Ontario logged 1,794 new COVID-19 cases on Saturday, down from 1,890 cases on Friday. The province also reported 20 additional deaths.
As of 8 p.m. on Friday, 7,925,277 doses of COVID-19 vaccine have been administered, according to Health Minister Christine Elliott. The seven-day average for cases now stands at 1,951, which is the lowest it has been since March 28.
The new cases include 416 in Toronto, 355 in Peel Region, 140 in York Region and 147 in Durham. The new case count comes as Ontario eases some restrictions with less than two weeks to go before a provincewide stay-at-home order expires on June 2.
As of 12:01 a.m. on Saturday, people can now go golfing, play in tennis courts, skate parks and various other outdoor athletic fields. They are still not allowed to participate in organized outdoor sports and classes. People can, however, seek a reprieve from the heat at splash pads.
Families who haven't been able to visit loved ones in long-term care facilities for more than a year have also received the green light for outdoor visits. They are now able to visit outdoors in groups, although some say that's not enough.
Ontario hits new vaccination milestone
Ontario expects to have vaccinated at least 60 per cent of adults by the middle of June, at which point the province will begin the first of its three-stage reopening plan.
That timeline could accelerate, however, as the rate of vaccination picks up. According to Premier Doug Ford, the province hit a new milestone on Friday, delivering more than 190,000 doses of vaccine in one day.
The province is also opening up vaccine eligibility to kids. As of 8 a.m. on Sunday, anyone aged 12 or older is vaccine eligible and will be able to book through the provincial booking centre and at select pharmacies for a Pfizer vaccine.
Pfizer is the only vaccine approved so far by Health Canada for young people. Some have already been receiving vaccinations at pop-ups and larger clinics.
Ontario is also preparing to deliver tens of thousands of second doses of the AstraZeneca vaccine before they expire at the end of the month.
The province had put use of the vaccine on pause over concerns about rare blood clots, while it evaluated whether to use them for second doses.
In Toronto, Mayor John Tory is attempting to use the long weekend to encourage 150,000 Torontonians to get vaccinated. He's doing it through robocalls to 150,000 homes in priority neighbourhoods.

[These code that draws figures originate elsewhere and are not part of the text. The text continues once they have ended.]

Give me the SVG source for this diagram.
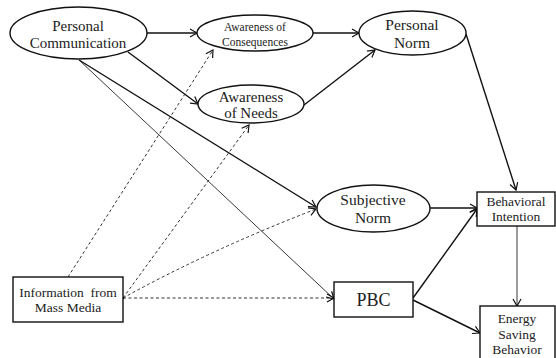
<svg xmlns="http://www.w3.org/2000/svg" width="556" height="358" viewBox="0 0 556 358">
<style>
.n{fill:#fff;stroke:#111;stroke-width:1.4}
.t{font-family:'Liberation Serif','DejaVu Serif',serif;fill:#222;text-anchor:middle}
.s{fill:none;stroke:#111;stroke-width:1.4}
.th{fill:none;stroke:#222;stroke-width:0.9}
.d{fill:none;stroke:#333;stroke-width:1;stroke-dasharray:3,2.5}
</style>
<defs>
<marker id="a" markerWidth="10" markerHeight="10" refX="8" refY="5" orient="auto" markerUnits="userSpaceOnUse">
<path d="M1,1 L8,5 L1,9" fill="none" stroke="#111" stroke-width="1.2"/>
</marker>
</defs>
<rect width="556" height="358" fill="#fff"/>
<g id="connectors">
<path class="s" d="M147,33 L197,33" marker-end="url(#a)"/>
<path class="s" d="M313,33 L359,33" marker-end="url(#a)"/>
<path class="s" d="M304,105 L375,50" marker-end="url(#a)"/>
<path class="s" d="M128,52 L198,104" marker-end="url(#a)"/>
<path class="s" d="M79,60 L316,207" marker-end="url(#a)"/>
<path class="th" d="M79,60 L334,299" marker-end="url(#a)"/>
<path class="s" d="M466,34 L516,190" marker-end="url(#a)"/>
<path class="s" d="M430,208 L477,208" marker-end="url(#a)"/>
<path class="s" d="M413,298 L477,209" marker-end="url(#a)"/>
<path class="s" d="M413,300 L480,333" marker-end="url(#a)"/>
<path class="th" d="M517,226 L517,306" marker-end="url(#a)"/>
<path class="d" d="M68,277 L213,50" marker-end="url(#a)"/>
<path class="d" d="M123,298 L249,125" marker-end="url(#a)"/>
<path class="d" d="M123,298 Q210,250 316,209" marker-end="url(#a)"/>
<path class="d" d="M123,298 L334,298" marker-end="url(#a)"/>
<circle cx="123" cy="298" r="1.3" fill="#111"/>
</g>
<g id="personal-communication">
<ellipse class="n" cx="78.5" cy="33" rx="68.5" ry="26"/>
<text class="t" x="78" y="31" font-size="15">Personal</text>
<text class="t" x="78" y="48" font-size="15">Communication</text>
</g>
<g id="awareness-consequences">
<ellipse class="n" cx="255" cy="33" rx="58" ry="18"/>
<text class="t" x="255" y="31" font-size="11.5">Awareness of</text>
<text class="t" x="255" y="46" font-size="11.5">Consequences</text>
</g>
<g id="awareness-needs">
<ellipse class="n" cx="251" cy="104" rx="53" ry="19"/>
<text class="t" x="251" y="102" font-size="15">Awareness</text>
<text class="t" x="251" y="118" font-size="15">of Needs</text>
</g>
<g id="personal-norm">
<ellipse class="n" cx="412.5" cy="33" rx="53.5" ry="22"/>
<text class="t" x="412" y="29.5" font-size="15.5">Personal</text>
<text class="t" x="412" y="47.5" font-size="15.5">Norm</text>
</g>
<g id="subjective-norm">
<ellipse class="n" cx="373.5" cy="208.5" rx="56.5" ry="23.5"/>
<text class="t" x="373" y="204.5" font-size="15.5">Subjective</text>
<text class="t" x="373" y="222.5" font-size="15.5">Norm</text>
</g>
<g id="behavioral-intention">
<rect class="n" x="477" y="192" width="78" height="34"/>
<text class="t" x="516" y="206" font-size="13.5">Behavioral</text>
<text class="t" x="516" y="221" font-size="13.5">Intention</text>
</g>
<g id="pbc">
<rect class="n" x="334" y="282" width="79" height="35"/>
<text class="t" x="373.5" y="306" font-size="18">PBC</text>
</g>
<g id="energy-saving-behavior">
<rect class="n" x="480" y="306" width="75" height="60"/>
<text class="t" x="517" y="323" font-size="13.5">Energy</text>
<text class="t" x="517" y="339" font-size="13.5">Saving</text>
<text class="t" x="517" y="354" font-size="13.5">Behavior</text>
</g>
<g id="information-mass-media">
<rect class="n" x="13" y="277" width="110" height="45"/>
<text class="t" x="68" y="297" font-size="13.5" xml:space="preserve">Information  from</text>
<text class="t" x="68" y="312" font-size="13.5">Mass Media</text>
</g>
</svg>
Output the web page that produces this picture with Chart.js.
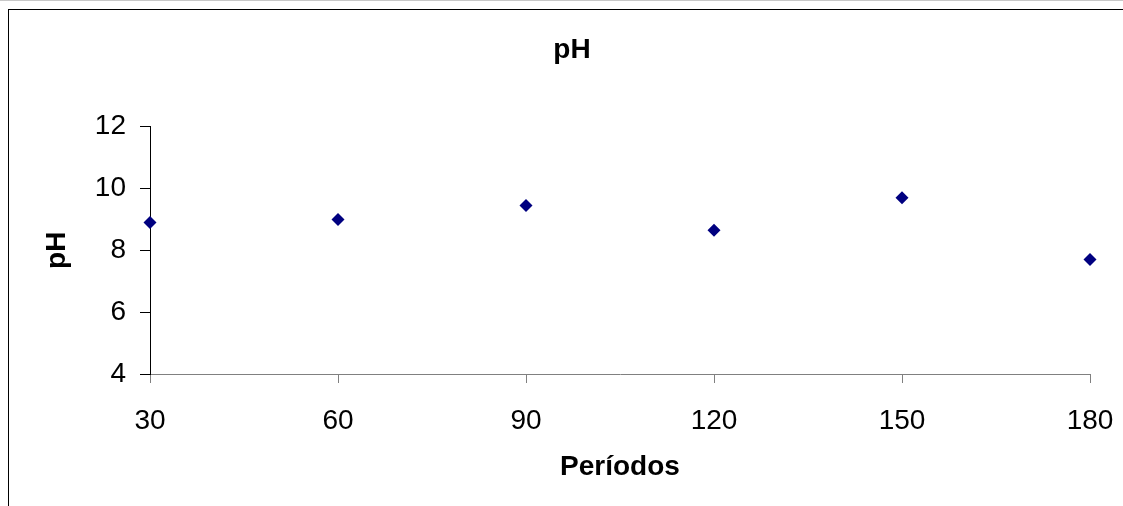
<!DOCTYPE html>
<html>
<head>
<meta charset="utf-8">
<script src="https://cdn.jsdelivr.net/npm/chart.js@4.4.1/dist/chart.umd.min.js"></script>
<style>
  html, body { margin: 0; padding: 0; background: #fff; overflow: hidden; }
  #wrap { position: relative; width: 1123px; height: 506px; }
  #frame { position: absolute; left: 8px; top: 9px; width: 1130px; height: 510px;
           border-left: 1px solid #000; border-top: 1px solid #000; pointer-events: none; }
  #edge { position: absolute; left: 0; top: 0; width: 1123px; height: 0; border-top: 1px solid #c8c8c8; }
</style>
</head>
<body>
<div id="wrap">
  <canvas id="c" width="1123" height="506"></canvas>
  <div id="frame"></div>
  <div id="edge"></div>
</div>
<script>
// periodos and pH readings
var periodos = [30, 60, 90, 120, 150, 180];
var phValues = [8.9, 9.0, 9.45, 8.65, 9.7, 7.7];
var yTicks = [4, 6, 8, 10, 12];

var fam = '"Liberation Sans", Arial, sans-serif';

var pts = periodos.map(function(p, i) { return { x: p, y: phValues[i] }; });

new Chart(document.getElementById('c'), {
  type: 'scatter',
  data: {
    datasets: [{
      label: 'pH',
      data: pts,
      clip: false,
      pointStyle: 'rectRot',
      pointRadius: 6.5,
      pointBackgroundColor: '#000080',
      pointBorderColor: '#000080',
      pointBorderWidth: 0
    }]
  },
  options: {
    responsive: false,
    animation: false,
    devicePixelRatio: 1,
    layout: { padding: { left: 54, right: 33, top: 0, bottom: 0 } },
    plugins: {
      legend: { display: false },
      tooltip: { enabled: false },
      title: {
        display: true,
        text: 'pH',
        color: '#000',
        font: { family: fam, size: 28, weight: 'bold' },
        padding: { top: 33, bottom: 60 }
      }
    },
    scales: {
      x: {
        type: 'linear',
        min: 30,
        max: 180,
        afterFit: function(s) { s.height = 132; s.paddingLeft = 0; s.paddingRight = 0; },
        afterBuildTicks: function(s) { s.ticks = periodos.map(function(v) { return { value: v }; }); },
        grid: { drawOnChartArea: false, drawTicks: true, tickLength: 9, color: '#808080' },
        border: { display: true, color: '#808080', width: 1 },
        ticks: { color: '#000', font: { family: fam, size: 28 }, padding: 21, maxRotation: 0 },
        title: {
          display: true,
          text: 'Períodos',
          color: '#000',
          font: { family: fam, size: 28, weight: 'bold' },
          padding: { top: 0, bottom: 22 }
        }
      },
      y: {
        min: 4,
        max: 12,
        afterFit: function(s) { s.width = 96; },
        afterBuildTicks: function(s) { s.ticks = yTicks.map(function(v) { return { value: v }; }); },
        grid: { drawOnChartArea: false, drawTicks: true, tickLength: 10, color: '#000' },
        border: { display: true, color: '#000', width: 1 },
        ticks: { color: '#000', font: { family: fam, size: 28 }, padding: 14 },
        title: {
          display: true,
          text: 'pH',
          color: '#000',
          font: { family: fam, size: 28, weight: 'bold' },
          padding: { top: -14, bottom: -14 }
        }
      }
    }
  }
});
</script>
</body>
</html>
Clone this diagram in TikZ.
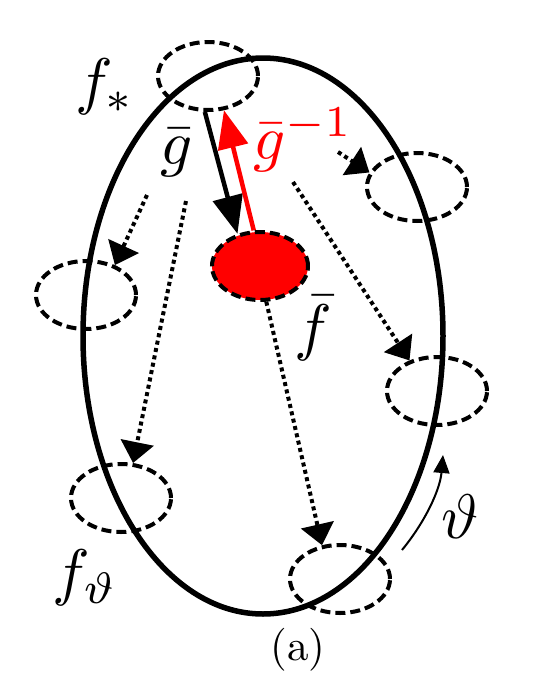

Those neighbourhoods are those with postal codes beginning with M9R, M9W, M9V, M9L, M9M, M3N, M3L, M3J, M3M, M3K, M6A, M6L, M9N, M6N, M6M, M6E, M2R and M2N.
Half of the calls went out on Friday, while the other half are expected to go out on Saturday.
"By getting vaccinated as soon as you can, we can all get back to business, get back to spending long weekends with family and friends, back to patios and haircuts and so much more," the mayor said in the recording, per a news release.
Torontonians looking to schedule a COVID-19 vaccine can book one through the dark blue "Book a Vaccine" button on www.toronto.ca/covid-19 or by calling the provincial vaccine booking line at 1-833-943-3900.